Proposal for Warner-Portman-Sinema compliance for Proof-of-Stake (and other non-PoW) blockchains

The Warner-Portman-Sinema amendment to the forthcoming Bipartisan Infrastructure Framework stipulates that systems with the following property are exempt from compliance obligations:

validating distributed ledger transactions through proof of work (mining)

By default, systems which use consensus based on Proof-of-Stake (PoS) leader election mechanisms do not include a "proof of work (mining)" mechanism. To potentially comply with the proposed legislation, it would be possible to augment Proof-of-Stake consensus with a Proof-of-Work (PoW) mechanism to meet the verbeage in the amendment.

The following is a description of a minimal Proof-of-Work mechanism, inspired by the one used by Bitcoin.

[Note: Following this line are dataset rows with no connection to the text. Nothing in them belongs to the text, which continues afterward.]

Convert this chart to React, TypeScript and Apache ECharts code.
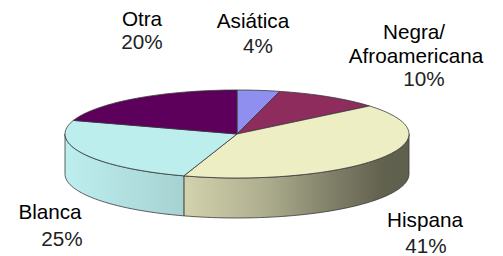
import React, { useEffect, useRef } from 'react';
import * as echarts from 'echarts';

// ---- data ----
const categories = ['Asiática', 'Negra/Afroamericana', 'Hispana', 'Blanca', 'Otra'];
const values = [4, 10, 41, 25, 20];
const percentLabels = ['4%', '10%', '41%', '25%', '20%'];

// ---- styles / layout ----
const topColors = ['#8f8ff0', '#8e2c5e', '#eeeec4', '#bdeeee', '#5c005c'];
const CX = 237, CY = 134, RX = 172, RY = 44, DEPTH = 40;
// per label: [centerX, baselineY] for each text line
const labelLines: number[][][] = [
  [[253, 27], [258, 52]],
  [[414, 38], [416, 62], [424, 85]],
  [[425, 226], [426, 252]],
  [[50, 218], [62, 245]],
  [[142, 25], [142, 48]],
];
const FONT_SIZE = 20.7;

function shade(hex: string, f: number) {
  const n = parseInt(hex.slice(1), 16);
  const r = Math.round(((n >> 16) & 255) * f);
  const g = Math.round(((n >> 8) & 255) * f);
  const b = Math.round((n & 255) * f);
  return `rgb(${r},${g},${b})`;
}

const shadeStops: [number, number][] = [
  [0, 1.0], [0.355, 0.88], [0.57, 0.74], [0.77, 0.54], [0.92, 0.41], [1, 0.4],
];

export default function App() {
  const ref = useRef<HTMLDivElement>(null);
  useEffect(() => {
    document.body.style.margin = '0';
    const chart = echarts.init(ref.current!, null, { renderer: 'svg' });
    const total = values.reduce((a, b) => a + b, 0);
    const TAU = Math.PI * 2;
    const pt = (a: number, dy = 0) => [CX + RX * Math.sin(a), CY - RY * Math.cos(a) + dy];
    const arc = (a0: number, a1: number, dy = 0) => {
      const n = Math.max(2, Math.ceil(((a1 - a0) / TAU) * 180));
      const pts: number[][] = [];
      for (let k = 0; k <= n; k++) pts.push(pt(a0 + ((a1 - a0) * k) / n, dy));
      return pts;
    };

    const renderItem = (params: any, api: any) => {
      const i = params.dataIndex;
      const v = api.value(0);
      let start = 0;
      for (let j = 0; j < i; j++) start += values[j];
      const a0 = (start / total) * TAU;
      const a1 = ((start + v) / total) * TAU;
      const children: any[] = [];
      const s = Math.max(a0, Math.PI / 2);
      const e = Math.min(a1, (Math.PI * 3) / 2);
      if (s < e) {
        const pts = arc(s, e).concat(arc(s, e, DEPTH).reverse());
        children.push({
          type: 'polygon',
          shape: { points: pts },
          style: {
            fill: {
              type: 'linear', x: CX - RX, y: 0, x2: CX + RX, y2: 0, global: true,
              colorStops: shadeStops.map(([o, f]) => ({ offset: o, color: shade(topColors[i], f) })),
            },
            stroke: '#383838', lineWidth: 0.8,
          },
        });
      }
      const topPts = [[CX, CY]].concat(arc(a0, a1));
      children.push({
        type: 'polygon',
        shape: { points: topPts },
        style: { fill: topColors[i], stroke: '#383838', lineWidth: 0.8 },
      });
      return { type: 'group', children };
    };

    const graphics: any[] = [];
    categories.forEach((name, i) => {
      const lines = name.split(/(?<=\/)/).concat([percentLabels[i]]);
      lines.forEach((t, k) => {
        const [x, y] = labelLines[i][k];
        graphics.push({
          type: 'text',
          x, y: y - 7,
          style: {
            text: t,
            fill: k === lines.length - 1 ? '#222' : '#000',
            font: `${FONT_SIZE}px "Liberation Sans", Arial, sans-serif`,
            align: 'center',
            verticalAlign: 'middle',
          },
        });
      });
    });

    chart.setOption({
      animation: false,
      backgroundColor: '#ffffff',
      series: [
        {
          type: 'custom',
          coordinateSystem: 'none',
          renderItem,
          data: values.map((v, i) => ({ name: categories[i], value: [v] })),
        },
      ],
      graphic: graphics,
    });
    return () => chart.dispose();
  }, []);
  return <div ref={ref} style={{ position: 'fixed', left: 0, top: 0, width: 503, height: 256 }} />;
}
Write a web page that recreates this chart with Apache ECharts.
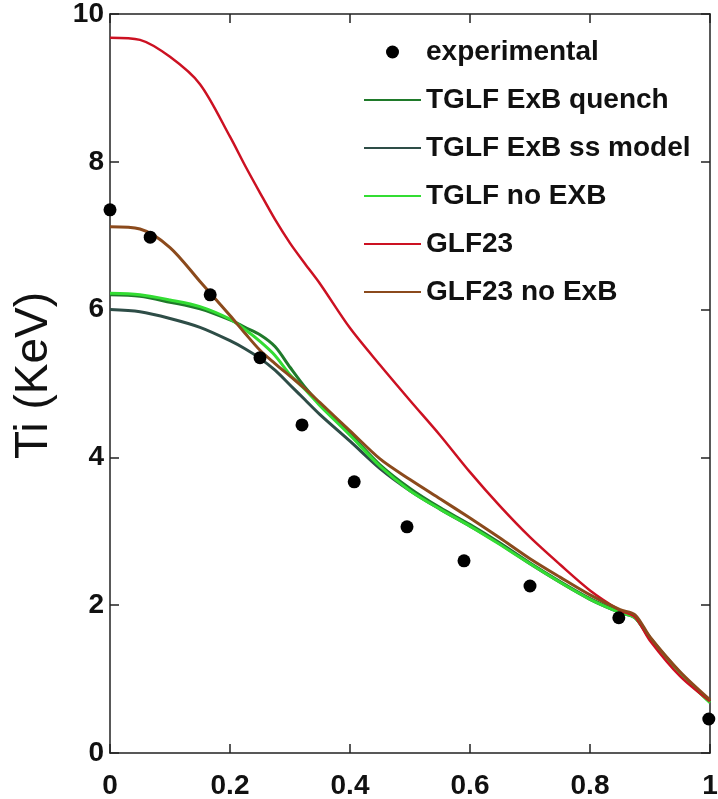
<!DOCTYPE html>
<html>
<head>
<meta charset="utf-8">
<script src="https://cdn.jsdelivr.net/npm/echarts@6/dist/echarts.min.js"></script>
<style>
  html, body { margin: 0; padding: 0; background: #fff; }
</style>
</head>
<body>
<div id="chart" style="width: 718px; height: 799px;"></div>
<script>
// radial coordinate grid shared by model curves
const rho = [0, 0.05, 0.1, 0.15, 0.2, 0.225, 0.25, 0.275, 0.3, 0.325, 0.35, 0.4, 0.45, 0.5, 0.55, 0.6, 0.65, 0.7, 0.75, 0.8, 0.85, 0.875, 0.9, 0.95, 1];

const glf23       = [9.68, 9.65, 9.42, 9.05, 8.34, 7.95, 7.58, 7.22, 6.90, 6.62, 6.35, 5.75, 5.25, 4.77, 4.30, 3.80, 3.34, 2.92, 2.55, 2.20, 1.93, 1.84, 1.52, 1.04, 0.70];
const glf23NoExb  = [7.12, 7.09, 6.84, 6.38, 5.92, 5.68, 5.45, 5.27, 5.10, 4.93, 4.74, 4.36, 3.98, 3.70, 3.44, 3.18, 2.91, 2.63, 2.38, 2.14, 1.94, 1.87, 1.57, 1.10, 0.72];
const tglfNoExb   = [6.22, 6.20, 6.13, 6.04, 5.87, 5.73, 5.57, 5.38, 5.12, 4.92, 4.70, 4.30, 3.88, 3.55, 3.30, 3.07, 2.82, 2.56, 2.31, 2.08, 1.90, 1.83, 1.55, 1.08, 0.68];
const tglfQuench  = [6.20, 6.18, 6.10, 6.01, 5.86, 5.76, 5.66, 5.50, 5.22, 4.95, 4.72, 4.32, 3.90, 3.58, 3.32, 3.09, 2.84, 2.57, 2.32, 2.09, 1.91, 1.84, 1.56, 1.09, 0.70];
const tglfSsModel = [6.00, 5.97, 5.88, 5.76, 5.58, 5.47, 5.34, 5.18, 4.98, 4.78, 4.58, 4.22, 3.85, 3.55, 3.30, 3.07, 2.83, 2.56, 2.31, 2.08, 1.90, 1.83, 1.55, 1.08, 0.69];

// experimental points
const expX = [0, 0.067, 0.167, 0.25, 0.32, 0.407, 0.495, 0.59, 0.70, 0.848, 0.998];
const expY = [7.35, 6.98, 6.20, 5.35, 4.44, 3.67, 3.06, 2.60, 2.26, 1.83, 0.46];

const lineNames = ["TGLF ExB quench", "TGLF ExB ss model", "TGLF no EXB", "GLF23", "GLF23 no ExB"];

function pairs(xs, ys) {
  return xs.map((x, i) => [x, ys[i]]);
}

function lineSeries(name, ys, color, width, z) {
  return {
    name: name,
    type: "line",
    data: pairs(rho, ys),
    symbol: "none",
    smooth: 0.3,
    z: z,
    lineStyle: { color: color, width: width },
    itemStyle: { color: color }
  };
}

const font = "'Liberation Sans', Arial, sans-serif";
const frame = { show: true, onZero: false, lineStyle: { color: "#222", width: 1.5 } };
const ticks = { show: true, inside: true, length: 9, lineStyle: { color: "#222", width: 1.5 } };

let chart = echarts.init(document.getElementById("chart"));
chart.setOption({
  animation: false,
  backgroundColor: "#fff",
  grid: { left: 110, right: 8, top: 14, bottom: 46, outerBoundsMode: "none" },
  legend: {
    orient: "vertical",
    left: 358,
    top: 33,
    itemWidth: 57,
    itemHeight: 13,
    itemGap: 20,
    lineStyle: { width: 2 },
    textStyle: { fontFamily: font, fontSize: 28, fontWeight: "bold", color: "#111", lineHeight: 28 },
    data: [{ name: "experimental" }].concat(lineNames.map(n => ({ name: n, itemStyle: { opacity: 0 } })))
  },
  xAxis: [
    {
      type: "value", min: 0, max: 1, interval: 0.2,
      axisLine: frame, axisTick: ticks, splitLine: { show: false },
      axisLabel: { fontFamily: font, fontSize: 28, fontWeight: "bold", color: "#111", margin: 19 }
    },
    {
      type: "value", position: "top", min: 0, max: 1, interval: 0.2,
      axisLine: frame, axisTick: ticks, splitLine: { show: false }, axisLabel: { show: false }
    }
  ],
  yAxis: [
    {
      type: "value", min: 0, max: 10, interval: 2,
      name: "Ti (KeV)", nameLocation: "middle", nameRotate: 90, nameGap: 53,
      nameTextStyle: { fontFamily: font, fontSize: 46, color: "#111", padding: [0, 0, 0, 16] },
      axisLine: frame, axisTick: ticks, splitLine: { show: false },
      axisLabel: { fontFamily: font, fontSize: 28, fontWeight: "bold", color: "#111", margin: 6 }
    },
    {
      type: "value", position: "right", min: 0, max: 10, interval: 2,
      axisLine: frame, axisTick: ticks, splitLine: { show: false }, axisLabel: { show: false }
    }
  ],
  series: [
    {
      name: "experimental",
      type: "scatter",
      data: pairs(expX, expY),
      symbol: "circle",
      symbolSize: 13,
      z: 5,
      itemStyle: { color: "#000", opacity: 1 }
    },
    lineSeries(lineNames[0], tglfQuench, "#1f7a2a", 3, 2),
    lineSeries(lineNames[1], tglfSsModel, "#2e4d47", 3, 2),
    lineSeries(lineNames[2], tglfNoExb, "#33dd33", 3, 2),
    lineSeries(lineNames[3], glf23, "#cc1122", 2.5, 3),
    lineSeries(lineNames[4], glf23NoExb, "#8b4a1c", 3, 3)
  ]
});
</script>
</body>
</html>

First let's briefly describe the PoW mechanism used by Bitcoin:

  • Create proposed block
  • Compute SHA256d(block)
  • Examine if the resulting digest begins with N leading zeroes 0000...{N}, where N is the work factor
  • If the resulting block hash does not begin with the requisite number of zeroes, increment a counter and retry

To augment PoS with PoW mining, we propose a similar system with the following changes:

  • First we define a hashing scheme I(block), which returns the leading 8-bits of the block. This fulfils the same purpose as SHA256d(block) as used by Bitcoin.
  • Next, we prepend all blocks with an 8-bit counter. This is similar to the counter used in the Bitcoin scheme. The counter is initialized to 0
  • Finally, we examine if I(block) has a value of 0. If it does not, increment a counter and retry.

This scheme can be expanded to have a work factor N similar to the Bitcoin scheme. With a work factor, you multiply 8-bits * N to determine a requisite number of leading bytes over which I(block) should be computed. When I(block) succeeds for the initial octet, that octet is removed, and I(block) must be satisfied for the remaining data. This is repeated until I(block) has been computed N times.

This proposal hopefully satisfies the requirements of the proposed amendment in a way which meets the low-energy goals of Proof-of-Stake blockchains, which we think are important as Earth undergoes an evolving climate apocalypse.